Ao longo dos últimos mil dias, as características dos mais de 11 milhões de metros cúbicos de rejeitos despejados da barragem se transformaram, e a corporação acumulou experiência, aperfeiçoou técnicas e investiu no trabalho de inteligência.

Com isso, as fases de buscas adotadas em campo foram se modificando e, há cerca de um mês, a oitava estratégia foi colocada em prática. Trata-se da implantação das chamadas estações de busca, equipamentos desenvolvidos especificamente para Operação Brumadinho. Parte do maquinário foi importada da Finlândia.

“Com essa estratégia, a gente deve conseguir aumentar significativamente a velocidade de vistoria dos rejeitos, pode acelerar em até quatro vezes”, diz o porta-voz do Corpo de Bombeiros, tenente Pedro Aihara.

Nesses mais de dois anos, os militares conseguiram vistoriar superficialmente toda a área do desastre, que soma cerca de 290 hectares, o que equivale à aproximadamente 290 campos de futebol. Entretanto, a altura atingida pela lama varia ao longo do terreno, podendo chegar a mais de 15 metros em alguns pontos. Em termos de volume, até agora, 4 milhões de metros cúbicos passaram por vistoria.

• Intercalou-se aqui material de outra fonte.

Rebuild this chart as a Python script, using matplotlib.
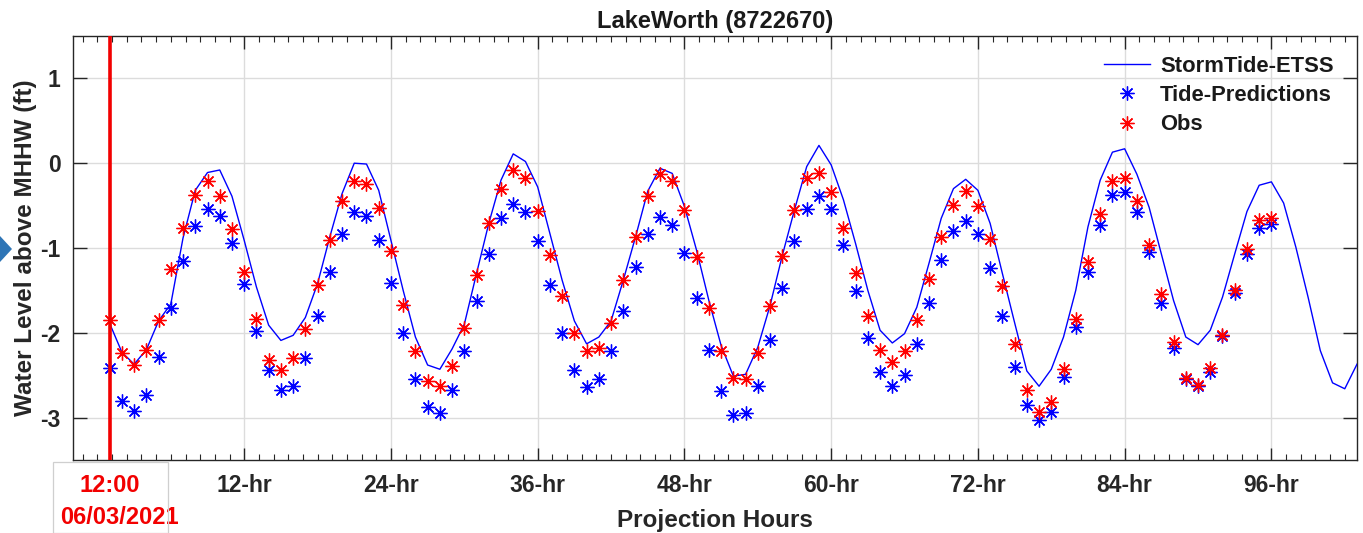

Previsão é que buscas contem com cinco estações até o início do ano que vem — Foto: Reprodução/TV Globo
Previsão é que buscas contem com cinco estações até o início do ano que vem. (Reprodução/ TV Globo)

De acordo com o tenente, as estações de buscas foram desenvolvidas para possibilitar a separação do rejeito em fragmentos maiores e menores. A previsão é que, no mês que vem, mais um equipamento passe a funcionar em Brumadinho e, até o início do ano que vem, outros três sejam instalados, totalizando cinco.

O material depositado na área de buscas é transportado por caminhões até a estação. O rejeito é colocado em uma abertura e passa por uma peneira em vibração e, depois disso, dependendo da granulometria, o material é direcionado para esteiras diferentes.

Para o tenente, independentemente da técnica ou do tempo de buscas, esperança é uma palavra que sempre permeou o trabalho dos bombeiros em Brumadinho. Se, nas primeiras horas após o desastre, havia uma ansiedade em resgatar pessoas ainda com vida, agora a perseverança guia os militares em direção à expectativa de levar um pouco mais de conforto às famílias das vítimas com a adoção da nova estratégia.

Tenente Pedro Aihara, porta-voz do Corpo de Bombeiros de MG — Foto: Reprodução/TV Globo
Tenente Pedro Aihara, porta-voz do Corpo de Bombeiros de MG. (Reprodução/ TV Globo)

“Quando a gente consegue entregar esse alento para a família, acaba fazendo sentido para gente. É um trabalho muito desgastante, estressante, mas é uma operação que tem um porquê e esse porquê está muito ligado à razão de existir da corporação”, afirma.

Segundo Aihara, o compromisso do Corpo de Bombeiros é seguir com as buscas até que as 270 vítimas sejam localizadas ou enquanto houver condições fáticas para a realização dos trabalhos.

Natália, que ainda vive a angústia da espera pela despedida da irmã Lecilda, acredita que agora esse sentimento possa estar mais perto do fim.

“A gente acredita muito que vai dar uma agilidade. Eles falam que eles vão ficar até a última joia ser encontrada. E a gente acredita nisso, a gente vive isso e a gente tem uma gratidão infinita por essa operação de busca. A gente tem essa esperança, a fé em Deus que toda família vai ter o dia do encontro”, diz.